Do this |
Begin with the first line of the material and copy each line word for word through the line that contains "return fig.add_axes([left /"; the pictures are left out.

(begin)

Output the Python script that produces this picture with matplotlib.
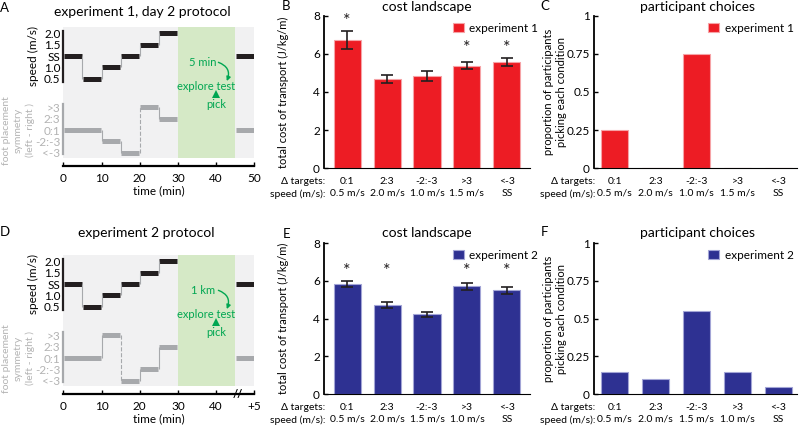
import numpy as np
import matplotlib
matplotlib.use('Agg')
import matplotlib.pyplot as plt
from matplotlib.transforms import blended_transform_factory

plt.rcParams['font.family'] = ['Lato', 'DejaVu Sans']

# ---- protocol data (5 min blocks) ----
block_starts = [0, 5, 10, 15, 20, 25, 45]
block_len = 5
speed_levels = ['2.0', '1.5', 'SS', '1.0', '0.5']
sym_levels = ['>3', '2:3', '0:1', '-2:-3', '<-3']
speed_exp1 = ['SS', '0.5', '1.0', 'SS', '1.5', '2.0', 'SS']
sym_exp1 = ['0:1', '0:1', '-2:-3', '<-3', '>3', '2:3', '0:1']
speed_exp2 = ['SS', '0.5', '1.0', 'SS', '1.5', '2.0', 'SS']
sym_exp2 = ['0:1', '0:1', '>3', '<-3', '-2:-3', '2:3', '0:1']
test_window = (30, 45)

# ---- cost landscape / choices ----
conditions = ['0:1', '2:3', '-2:-3', '>3', '<-3']
speeds_exp1 = ['0.5 m/s', '2.0 m/s', '1.0 m/s', '1.5 m/s', 'SS']
speeds_exp2 = ['0.5 m/s', '2.0 m/s', '1.5 m/s', '1.0 m/s', 'SS']
cot_exp1 = [6.72, 4.67, 4.85, 5.38, 5.56]
cot_err_exp1 = [0.46, 0.22, 0.25, 0.19, 0.22]
sig_exp1 = [7.7, None, None, 6.3, 6.3]
cot_exp2 = [5.83, 4.71, 4.24, 5.72, 5.49]
cot_err_exp2 = [0.15, 0.15, 0.13, 0.18, 0.20]
sig_exp2 = [6.5, 6.5, None, 6.5, 6.5]
choices_exp1 = [0.25, 0, 0.75, 0, 0]
choices_exp2 = [0.15, 0.10, 0.55, 0.15, 0.05]

RED = '#ED1C24'
RED_EDGE = '#F6A3A6'
BLUE = '#2E3192'
BLUE_EDGE = '#A3A5D6'
BLACK = '#231F20'
GRAY = '#A7A9AC'
LABEL_GRAY = '#B3B3B3'
BG = '#F1F1F2'
GREEN_BG = '#D5E9C6'
GREEN = '#00A651'

W, H = 800, 425
fig = plt.figure(figsize=(8, 4.25), dpi=100)


def add_ax(left, top, right, bottom):
    return fig.add_axes([left / W, 1 - bottom / H, (right - left) / W, (bottom - top) / H])


def segments(levels):
    segs = []
    for s, lvl in zip(block_starts, levels):
        if segs and segs[-1][2] == lvl and segs[-1][1] == s:
            segs[-1][1] = s + block_len
        else:
            segs.append([s, s + block_len, lvl])
    return segs


def draw_protocol(ax, speeds, syms, dist_label, xticklabels, broken=False):
    ypos = {lvl: i for i, lvl in enumerate(speed_levels)}
    ypos.update({lvl: 6.5 + i for i, lvl in enumerate(sym_levels)})
    ax.set_facecolor(BG)
    ax.axvspan(*test_window, color=GREEN_BG, lw=0)

    for levels, col in [(speeds, BLACK), (syms, GRAY)]:
        segs = segments(levels)
        for s, e, lvl in segs:
            ax.hlines(ypos[lvl], s + 0.15, e - 0.15, color=col, lw=3.6)
        for a, b in zip(segs[:-1], segs[1:]):
            if a[1] == b[0]:
                y1, y2 = ypos[a[2]], ypos[b[2]]
                ls = '--' if abs(y1 - y2) >= 4 else '-'
                ax.vlines(a[1], y1, y2, color=GRAY, lw=0.8, linestyles=ls)

    ax.set_xlim(0, 50)
    ax.set_ylim(10.95, -0.55)
    ticks = [ypos[l] for l in speed_levels + sym_levels]
    ax.set_yticks(ticks, speed_levels + sym_levels)
    ax.tick_params(axis='y', length=0, pad=2, labelsize=8.5)
    for lbl in ax.get_yticklabels()[len(speed_levels):]:
        lbl.set_color(LABEL_GRAY)
    for side in ['left', 'top', 'right']:
        ax.spines[side].set_visible(False)
    ax.spines['bottom'].set_position(('outward', 6))
    ax.spines['bottom'].set_linewidth(1.6)
    ax.set_xticks([0, 10, 20, 30, 40, 50], xticklabels)
    ax.tick_params(axis='x', direction='in', length=3, width=1, labelsize=8.5, pad=5)
    ax.set_xlabel('time (min)', fontsize=8.5, labelpad=1)

    # side bars for the two y groups
    ax.plot([0, 0], [-0.2, 4.25], color=BLACK, lw=1.6, clip_on=False)
    ax.plot([0, 0], [6.2, 10.6], color=GRAY, lw=1.6, clip_on=False)
    tr = blended_transform_factory(ax.transAxes, ax.transData)
    ax.text(-0.155, 2, 'speed (m/s)', transform=tr, rotation=90, ha='center',
            va='center', fontsize=8.5)
    ax.text(-0.235, 8.5, 'foot placement\nsymmetry\n(left - right )', transform=tr,
            rotation=90, ha='center', va='center', fontsize=7.5, color=LABEL_GRAY,
            linespacing=1.4)

    # exploration annotation
    ax.text(36.6, 2.57, dist_label, color=GREEN, ha='center', va='center', fontsize=8)
    ax.annotate('', xy=(42.8, 4.2), xytext=(40.6, 2.55),
                arrowprops=dict(arrowstyle='-|>', color=GREEN, lw=1,
                                connectionstyle='arc3,rad=-0.5', mutation_scale=6,
                                shrinkA=0, shrinkB=0))
    ax.text(37.4, 4.69, 'explore test', color=GREEN, ha='center', va='center', fontsize=8)
    ax.plot(40, 5.3, marker='^', color=GREEN, ms=5.5, mew=0)
    ax.text(40.1, 6.25, 'pick', color=GREEN, ha='center', va='center', fontsize=8)

    if broken:
        ax.annotate('//', xy=(45.6, 0), xycoords=('data', 'axes fraction'),
                    xytext=(0, -6), textcoords='offset points', ha='center',
                    va='center', fontsize=8, fontweight='bold', annotation_clip=False)


def draw_bars(ax, values, color, edge, speeds, legend_label, legend_xy,
              errs=None, sig=None, ylim=(0, 8), yticks=None, yticklabels=None,
              ylabel='', ylabel_x=-0.17, xlim=(-0.58, 4.58)):
    x = np.arange(len(values))
    ax.bar(x, values, width=0.68, color=color, edgecolor=edge, lw=0.8, label=legend_label)
    if errs is not None:
        ax.errorbar(x, values, yerr=errs, fmt='none', ecolor=BLACK, elinewidth=1.2,
                    capsize=4.5, capthick=1.2)
    if sig is not None:
        for xi, h in zip(x, sig):
            if h is not None:
                ax.text(xi, h, '*', ha='center', va='center', fontsize=13, color=BLACK)
    ax.set_xlim(*xlim)
    ax.set_ylim(*ylim)
    ax.set_yticks(yticks, yticklabels)
    ax.tick_params(axis='y', direction='in', length=3, width=1, labelsize=8.5, pad=3)
    ax.set_xticks(x, [f'{c}\n{s}' for c, s in zip(conditions, speeds)])
    ax.tick_params(axis='x', length=0, labelsize=7.5, pad=6)
    for lbl in ax.get_xticklabels():
        lbl.set_linespacing(1.45)
    ax.annotate('Δ targets:\nspeed (m/s):', xy=(0, 0), xycoords='axes fraction',
                xytext=(1, -6), textcoords='offset points', ha='right', va='top',
                fontsize=7.5, linespacing=1.45, multialignment='right',
                annotation_clip=False)
    for side in ['top', 'right']:
        ax.spines[side].set_visible(False)
    ax.spines['left'].set_linewidth(1.3)
    ax.spines['bottom'].set_linewidth(0.8)
    ax.set_ylabel(ylabel, fontsize=8, linespacing=1.15)
    ax.yaxis.set_label_coords(ylabel_x, 0.5)
    ax.legend(loc='center left', bbox_to_anchor=(legend_xy[0] / W, 1 - legend_xy[1] / H),
              bbox_transform=fig.transFigure, frameon=False, fontsize=8.5, borderpad=0,
              handlelength=0.97, handleheight=0.8, handletextpad=0.45, borderaxespad=0)


# panel A / D: protocols
axA = add_ax(63.3, 27, 254.3, 158)
draw_protocol(axA, speed_exp1, sym_exp1, '5 min', ['0', '10', '20', '30', '40', '50'])
axD = add_ax(63.3, 255, 254.3, 386)
draw_protocol(axD, speed_exp2, sym_exp2, '1 km', ['0', '10', '20', '30', '40', '+5'], broken=True)

# panel B / E: cost landscape
cot_ticks = [0, 2, 4, 6, 8]
axB = add_ax(324, 15.7, 530, 168.3)
draw_bars(axB, cot_exp1, RED, RED_EDGE, speeds_exp1, 'experiment 1', (452.7, 28.5),
          errs=cot_err_exp1, sig=sig_exp1, yticks=cot_ticks,
          yticklabels=[str(t) for t in cot_ticks], ylabel='total cost of transport (J/kg/m)')
axE = add_ax(324, 243, 530, 394.3)
draw_bars(axE, cot_exp2, BLUE, BLUE_EDGE, speeds_exp2, 'experiment 2', (452.7, 255.5),
          errs=cot_err_exp2, sig=sig_exp2, yticks=cot_ticks,
          yticklabels=[str(t) for t in cot_ticks], ylabel='total cost of transport (J/kg/m)')

# panel C / F: choices
prop_ticks = [0, 0.25, 0.5, 0.75, 1]
prop_labels = ['0', '0.25', '0.5', '0.75', '1']
axC = add_ax(594, 15.7, 797, 168.3)
draw_bars(axC, choices_exp1, RED, RED_EDGE, speeds_exp1, 'experiment 1', (708, 28.5),
          ylim=(0, 1), yticks=prop_ticks, yticklabels=prop_labels,
          ylabel='proportion of participants\npicking each condition', ylabel_x=-0.135,
          xlim=(-0.5, 4.45))
axF = add_ax(594, 243, 797, 394.3)
draw_bars(axF, choices_exp2, BLUE, BLUE_EDGE, speeds_exp2, 'experiment 2', (708, 255.5),
          ylim=(0, 1), yticks=prop_ticks, yticklabels=prop_labels,
          ylabel='proportion of participants\npicking each condition', ylabel_x=-0.135,
          xlim=(-0.5, 4.45))

# titles and panel letters
titles = [('experiment 1, day 2 protocol', 142, 12), ('cost landscape', 427, 7),
          ('participant choices', 697, 7), ('experiment 2 protocol', 146, 233),
          ('cost landscape', 427, 233), ('participant choices', 697, 233)]
for txt, x, y in titles:
    fig.text(x / W, 1 - y / H, txt, ha='center', va='center', fontsize=10)
letters = [('A', 4.5, 8), ('B', 286, 6), ('C', 545, 6), ('D', 4.5, 232),
           ('E', 287, 233.5), ('F', 545, 232)]
for txt, x, y in letters:
    fig.text(x / W, 1 - y / H, txt, ha='center', va='center', fontsize=9.5)

fig.savefig('out.png', dpi=100)
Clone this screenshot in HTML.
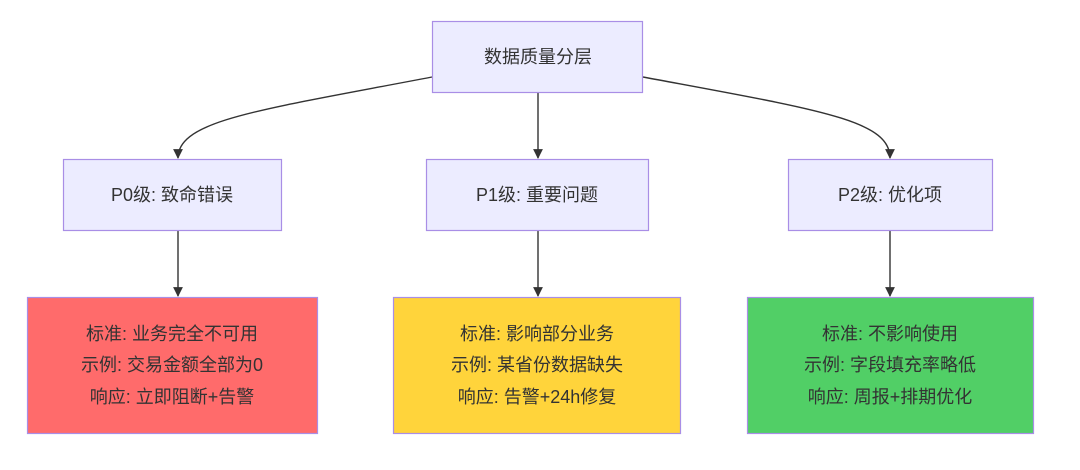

(end)

Solution to this problem |
Output the Python script that produces this picture with matplotlib.
import numpy as np
import matplotlib
matplotlib.use('Agg')
import matplotlib.pyplot as plt
from matplotlib.transforms import blended_transform_factory

plt.rcParams['font.family'] = ['Lato', 'DejaVu Sans']

# ---- protocol data (5 min blocks) ----
block_starts = [0, 5, 10, 15, 20, 25, 45]
block_len = 5
speed_levels = ['2.0', '1.5', 'SS', '1.0', '0.5']
sym_levels = ['>3', '2:3', '0:1', '-2:-3', '<-3']
speed_exp1 = ['SS', '0.5', '1.0', 'SS', '1.5', '2.0', 'SS']
sym_exp1 = ['0:1', '0:1', '-2:-3', '<-3', '>3', '2:3', '0:1']
speed_exp2 = ['SS', '0.5', '1.0', 'SS', '1.5', '2.0', 'SS']
sym_exp2 = ['0:1', '0:1', '>3', '<-3', '-2:-3', '2:3', '0:1']
test_window = (30, 45)

# ---- cost landscape / choices ----
conditions = ['0:1', '2:3', '-2:-3', '>3', '<-3']
speeds_exp1 = ['0.5 m/s', '2.0 m/s', '1.0 m/s', '1.5 m/s', 'SS']
speeds_exp2 = ['0.5 m/s', '2.0 m/s', '1.5 m/s', '1.0 m/s', 'SS']
cot_exp1 = [6.72, 4.67, 4.85, 5.38, 5.56]
cot_err_exp1 = [0.46, 0.22, 0.25, 0.19, 0.22]
sig_exp1 = [7.7, None, None, 6.3, 6.3]
cot_exp2 = [5.83, 4.71, 4.24, 5.72, 5.49]
cot_err_exp2 = [0.15, 0.15, 0.13, 0.18, 0.20]
sig_exp2 = [6.5, 6.5, None, 6.5, 6.5]
choices_exp1 = [0.25, 0, 0.75, 0, 0]
choices_exp2 = [0.15, 0.10, 0.55, 0.15, 0.05]

RED = '#ED1C24'
RED_EDGE = '#F6A3A6'
BLUE = '#2E3192'
BLUE_EDGE = '#A3A5D6'
BLACK = '#231F20'
GRAY = '#A7A9AC'
LABEL_GRAY = '#B3B3B3'
BG = '#F1F1F2'
GREEN_BG = '#D5E9C6'
GREEN = '#00A651'

W, H = 800, 425
fig = plt.figure(figsize=(8, 4.25), dpi=100)


def add_ax(left, top, right, bottom):
    return fig.add_axes([left / W, 1 - bottom / H, (right - left) / W, (bottom - top) / H])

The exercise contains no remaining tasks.